I'm still angry at the doctor who released my father from the hospital when his numbers looked fine. (The nurses were horrified to learn he'd been discharged; they knew my father wasn't well enough to leave just by looking at him ... he was readmitted two days later via the emergency room and died in the hospital.) I'm afraid of hospital errors like what happened after my back surgery: I took morphine orally, the nurse wrote it on the chart, I threw up everything, and the shift changed. I didn't have morphine for two hours despite my mother and father's begging, because "it's in the chart" ... fortunately, I only have a nightmare remembrance of that, but that's a "10" on the pain scale for me. There was the hospital nurse who came to take the stitches out of my hand. For stitches, there's a knot, the thread goes through the flesh, and comes out in a knot on the other side. She was supposed to cut one knot, then pull the thread out. She cut *both* knots off, and then had no way to get the thread out.
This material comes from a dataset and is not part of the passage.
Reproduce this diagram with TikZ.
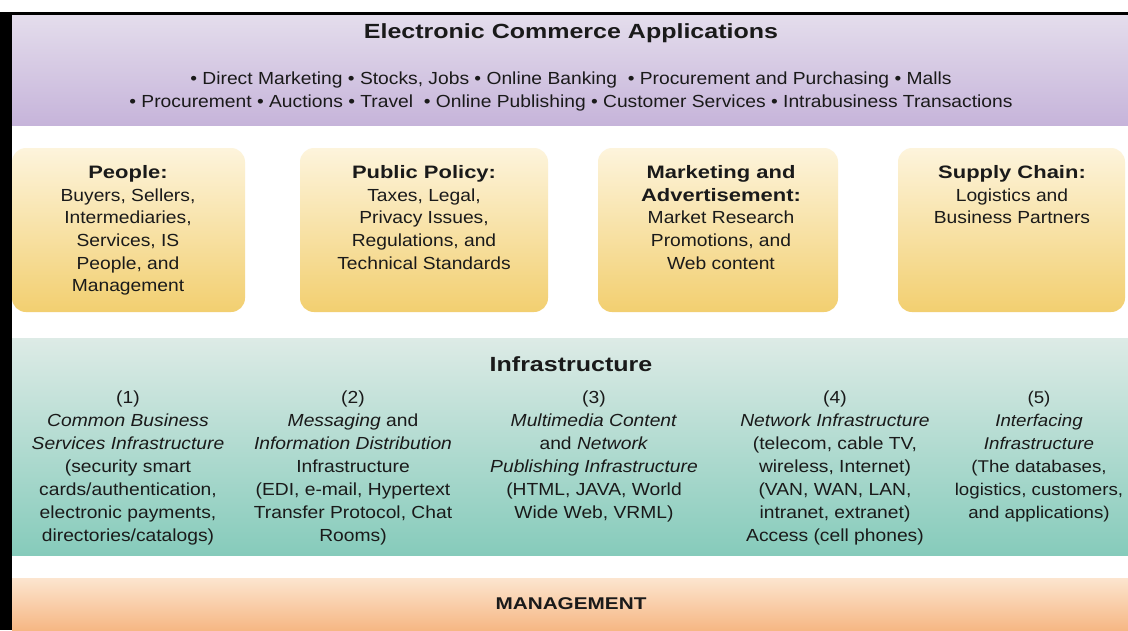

I had my dad resterilize the tweezers and keep her off of me and I took out my own stitches. (And this was when I was still recuperating from back surgery.)

So that's some of the history of why I never want to be in labor or give birth in a hospital. I will drink crazy drinks, I will take weird vitamins and minerals, I will try papaya enzyme (tastes pretty good, actually). I will turn to my midwives and listen to their referrals to chiropractors. We can talk about God and about my husband's being a priest without being awkward. They are not afraid to share their faith with me. That's how I know they see me as a person.

**Disclaimer: There *are* wonderful people who work in hospitals, and I am grateful for their care and their help. I just can't automatically rely on everyone in a hospital setting to see *me* the way I can at the birthing center.